* [REQUIREMENTS]:
Only the lines from the start of the data below through the line that contains "(470.6pt,0pt) -- (470.6pt,390.75pt);" are to be copied, exactly and without pictures.

* [EXTRACTED MATERIAL]:
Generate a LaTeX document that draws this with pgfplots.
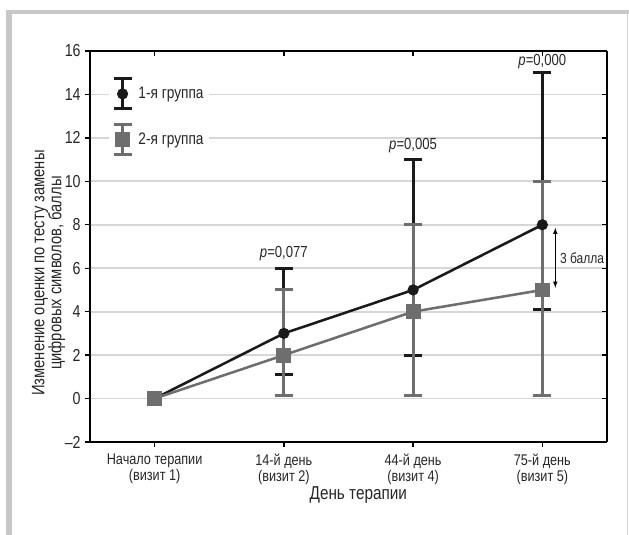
\documentclass[border=0pt]{standalone}
\usepackage{fontspec}
\setmainfont[FakeStretch=0.82]{Liberation Sans}
\usepackage{pgfplots}
\pgfplotsset{compat=1.18}
\definecolor{GrOne}{HTML}{1A1A1A}
\definecolor{GrTwo}{HTML}{6E6E6E}
\definecolor{GridC}{HTML}{D6D6D6}
\definecolor{FrameC}{HTML}{C8C8C8}

\begin{document}
\begin{tikzpicture}
\path[use as bounding box] (0,0) rectangle (471.75pt,401.25pt);
% frame
\fill[FrameC] (4.5pt,390.75pt) rectangle (471.75pt,393.75pt);
\fill[FrameC] (4.5pt,0pt) rectangle (9pt,393.75pt);
\draw[GridC,line width=0.75pt] (470.6pt,0pt) -- (470.6pt,390.75pt);

\begin{axis}[
  at={(67.5pt,69.75pt)},anchor=south west,
  scale only axis,width=387.75pt,height=293.25pt,
  xmin=-0.5,xmax=3.5,ymin=-2,ymax=16,
  xtick={0,1,2,3},
  xticklabels={Начало терапии\\(визит 1),14-й день\\(визит 2),44-й день\\(визит 4),75-й день\\(визит 5)},
  xticklabel style={align=center,font=\fontsize{11.6}{10}\selectfont,text=black!85,yshift=-2pt},
  ytick={-2,0,...,16},
  yticklabels={–2,0,2,4,6,8,10,12,14,16},
  yticklabel style={font=\fontsize{13}{13}\selectfont,text=black!85},
  axis x line*=bottom,axis y line*=left,
  axis line style={line width=1.1pt,-},
  tick align=outside,major tick length=3.5pt,
  tick style={line width=1pt,black},
  ymajorgrids,grid style={GridC,line width=1.4pt},
  xlabel={День терапии},
  xlabel style={at={(axis description cs:0.519,-0.136)},anchor=center,font=\fontsize{14}{14}\selectfont,text=black!85},
  ylabel={Изменение оценки по тесту замены\\цифровых символов, баллы},
  ylabel style={at={(axis description cs:-0.08,0.432)},anchor=center,align=center,font=\fontsize{13.5}{12.75}\selectfont,text=black!85},
  legend style={at={(0.037,0.94)},anchor=north west,draw=none,fill=white,
    font=\fontsize{12.5}{13}\selectfont,text=black!85,row sep=9.25pt,
    inner xsep=2pt,inner ysep=2pt},
  legend cell align=left,
  legend image code/.code={
    \draw[#1,mark=none,line width=2.25pt]
      (0pt,-11.25pt) -- (0pt,11.25pt)
      (-6.75pt,-11.25pt) -- (6.75pt,-11.25pt)
      (-6.75pt,11.25pt) -- (6.75pt,11.25pt);
    \path (9pt,0pt);
    \draw[#1] plot coordinates {(0pt,0pt)};
  },
  error bars/error bar style={line width=2.25pt},
  error bars/error mark options={rotate=90,mark size=6.75pt,line width=2.25pt},
]
% 1-я группа: error bars
\addplot[GrOne,draw=none,mark=none,forget plot,
  error bars/.cd,y dir=both,y explicit]
  coordinates {(1,3) += (0,3.0) -= (0,1.9)
               (2,5) += (0,6.0) -= (0,3.0)
               (3,8) += (0,7.0) -= (0,3.9)};
% 2-я группа: error bars
\addplot[GrTwo,draw=none,mark=none,forget plot,
  error bars/.cd,y dir=both,y explicit]
  coordinates {(1,2) += (0,3.0) -= (0,1.85)
               (2,4) += (0,4.0) -= (0,3.85)
               (3,5) += (0,5.0) -= (0,4.85)};
% means
\addplot[GrOne,line width=1.9pt,mark=*,mark size=3.2pt,mark options={solid,fill=GrOne}]
  coordinates {(0,0) (1,3) (2,5) (3,8)};
\addlegendentry{1-я группа}
\addplot[GrTwo,line width=1.9pt,mark=square*,mark size=4.6pt,mark options={solid,fill=GrTwo}]
  coordinates {(0,0) (1,2) (2,4) (3,5)};
\addlegendentry{2-я группа}
% p values
\node[anchor=base,inner sep=0pt,font=\fontsize{12}{12}\selectfont,text=black!85] at (axis cs:1,6.48) {\textit{p}=0,077};
\node[anchor=base,inner sep=0pt,font=\fontsize{12}{12}\selectfont,text=black!85] at (axis cs:2,11.45) {\textit{p}=0,005};
\node[anchor=base,inner sep=0pt,font=\fontsize{12}{12}\selectfont,text=black!85] at (axis cs:3,15.33) {\textit{p}=0,000};
% difference
\draw[black,line width=0.6pt,<->,>={latex}] (axis cs:3.1,7.86) -- (axis cs:3.1,5.1);
\node[anchor=west,font=\fontsize{11}{11}\selectfont,text=black!85,inner sep=0pt] at (axis cs:3.135,6.45) {3 балла};
\end{axis}
\begin{axis}[
  at={(67.5pt,69.75pt)},anchor=south west,
  scale only axis,width=387.75pt,height=293.25pt,
  xmin=-0.5,xmax=3.5,ymin=-2,ymax=16,
  xtick={0,1,2,3},ytick={-2,0,...,16},
  xticklabels={},yticklabels={},
  axis x line*=top,axis y line*=right,
  axis line style={line width=1.1pt,-},
  tick align=inside,major tick length=4pt,
  tick style={line width=1pt,black},
]
\end{axis}
\end{tikzpicture}
\end{document}
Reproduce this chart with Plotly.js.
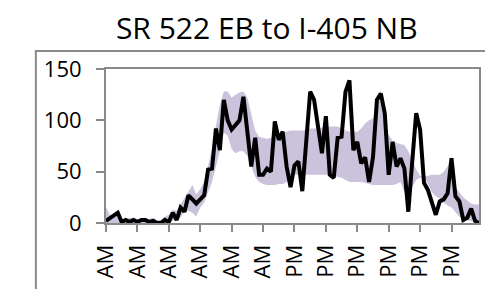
<!DOCTYPE html>
<html><head><meta charset="utf-8">
<script src="https://cdn.plot.ly/plotly-3.0.1.min.js"></script>
<style>html,body{margin:0;padding:0;background:#fff;}#chart{width:485px;height:289px;}</style>
</head><body><div id="chart"></div>
<script>
const chartTitle = "SR 522 EB to I-405 NB";
const tickLabels = ["AM","AM","AM","AM","AM","AM","PM","PM","PM","PM","PM","PM"];
const tickIdx = [0,8,16,24,32,40,48,56,64,72,80,88];
const actual = [2,5,7,10,1,3,1,3,1,3,3,1,2,0,0,3,1,10,3,15,11,27,23,19,23,27,52,53,92,71,120,100,91,95,100,123,87,55,83,47,47,53,50,99,81,89,55,35,56,60,31,79,128,120,95,68,104,47,44,83,84,128,139,71,79,58,64,40,64,120,126,107,47,79,55,63,53,11,60,107,91,39,32,19,8,21,23,29,63,26,21,3,5,14,2,0];
const bandHigh = [15,8,6,10,4,4,5,5,4,4,5,4,5,3,3,6,8,13,12,18,25,30,37,28,33,40,55,72,95,115,128,128,122,125,127,128,122,105,90,84,83,82,83,85,87,88,89,90,90,90,90,91,92,92,92,93,94,94,94,94,92,90,89,89,89,92,97,100,102,112,130,100,86,80,78,77,76,70,60,52,46,45,46,47,47,47,50,55,65,35,30,25,22,19,18,18];
const bandLow = [0,0,0,0,0,0,0,0,0,0,0,0,0,0,0,0,0,2,5,5,12,12,10,6,15,20,30,40,55,70,88,85,72,68,70,70,65,55,45,40,38,37,37,37,38,38,40,44,47,47,47,47,47,47,47,47,47,46,46,45,44,42,40,40,40,40,39,38,37,37,37,37,37,37,38,40,30,28,35,42,44,44,38,30,26,24,20,17,15,10,6,4,3,2,1,2];

const xs = actual.map((_, i) => i);
const gray = "#8a8a8a";
const fontFam = "Open Sans, sans-serif";

const traces = [
  {x: xs, y: bandLow, type: "scatter", mode: "lines", line: {width: 0, color: "rgba(0,0,0,0)"}, hoverinfo: "skip", showlegend: false},
  {x: xs, y: bandHigh, type: "scatter", mode: "lines", line: {width: 0, color: "rgba(0,0,0,0)"}, fill: "tonexty", fillcolor: "#cbc2dc", showlegend: false},
  {x: xs, y: actual, type: "scatter", mode: "lines", line: {width: 4, color: "#000000"}, showlegend: false}
];

const layout = {
  width: 485, height: 289,
  margin: {l: 106, r: 6, t: 69, b: 66, pad: 0},
  paper_bgcolor: "#ffffff", plot_bgcolor: "#ffffff",
  title: {text: chartTitle, font: {family: fontFam, size: 30, color: "#000"}, x: 0.55, xanchor: "center", y: 0.9, yanchor: "middle"},
  xaxis: {
    range: [0, 95], tickmode: "array", tickvals: tickIdx, ticktext: tickLabels,
    tickangle: -90, ticks: "outside", ticklen: 7, tickwidth: 2, tickcolor: gray,
    showline: true, linecolor: gray, linewidth: 2, mirror: true,
    showgrid: false, zeroline: false, automargin: false,
    ticklabelstandoff: 4,
    tickfont: {family: fontFam, size: 22, color: "#000"}
  },
  yaxis: {
    range: [0, 150], tickvals: [0, 50, 100, 150], ticks: "outside", ticklen: 8, tickwidth: 2, tickcolor: gray,
    showline: true, linecolor: gray, linewidth: 2, mirror: true,
    showgrid: false, zeroline: false, automargin: false,
    ticklabelstandoff: 10,
    tickfont: {family: fontFam, size: 22, color: "#000"}
  },
  shapes: [
    {type: "rect", xref: "paper", yref: "paper", x0: -0.188, x1: 1.05, y0: -0.6, y1: 1.117, line: {color: gray, width: 2}, fillcolor: "rgba(0,0,0,0)", layer: "below"}
  ]
};

Plotly.newPlot("chart", traces, layout, {displayModeBar: false, staticPlot: true});
</script></body></html>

* [WORKED ANSWER]:
Generate a LaTeX document that draws this with pgfplots.
\documentclass[border=0pt]{standalone}
\usepackage{fontspec}
\setmainfont[FakeStretch=0.82]{Liberation Sans}
\usepackage{pgfplots}
\pgfplotsset{compat=1.18}
\definecolor{GrOne}{HTML}{1A1A1A}
\definecolor{GrTwo}{HTML}{6E6E6E}
\definecolor{GridC}{HTML}{D6D6D6}
\definecolor{FrameC}{HTML}{C8C8C8}

\begin{document}
\begin{tikzpicture}
\path[use as bounding box] (0,0) rectangle (471.75pt,401.25pt);
% frame
\fill[FrameC] (4.5pt,390.75pt) rectangle (471.75pt,393.75pt);
\fill[FrameC] (4.5pt,0pt) rectangle (9pt,393.75pt);
\draw[GridC,line width=0.75pt] (470.6pt,0pt) -- (470.6pt,390.75pt);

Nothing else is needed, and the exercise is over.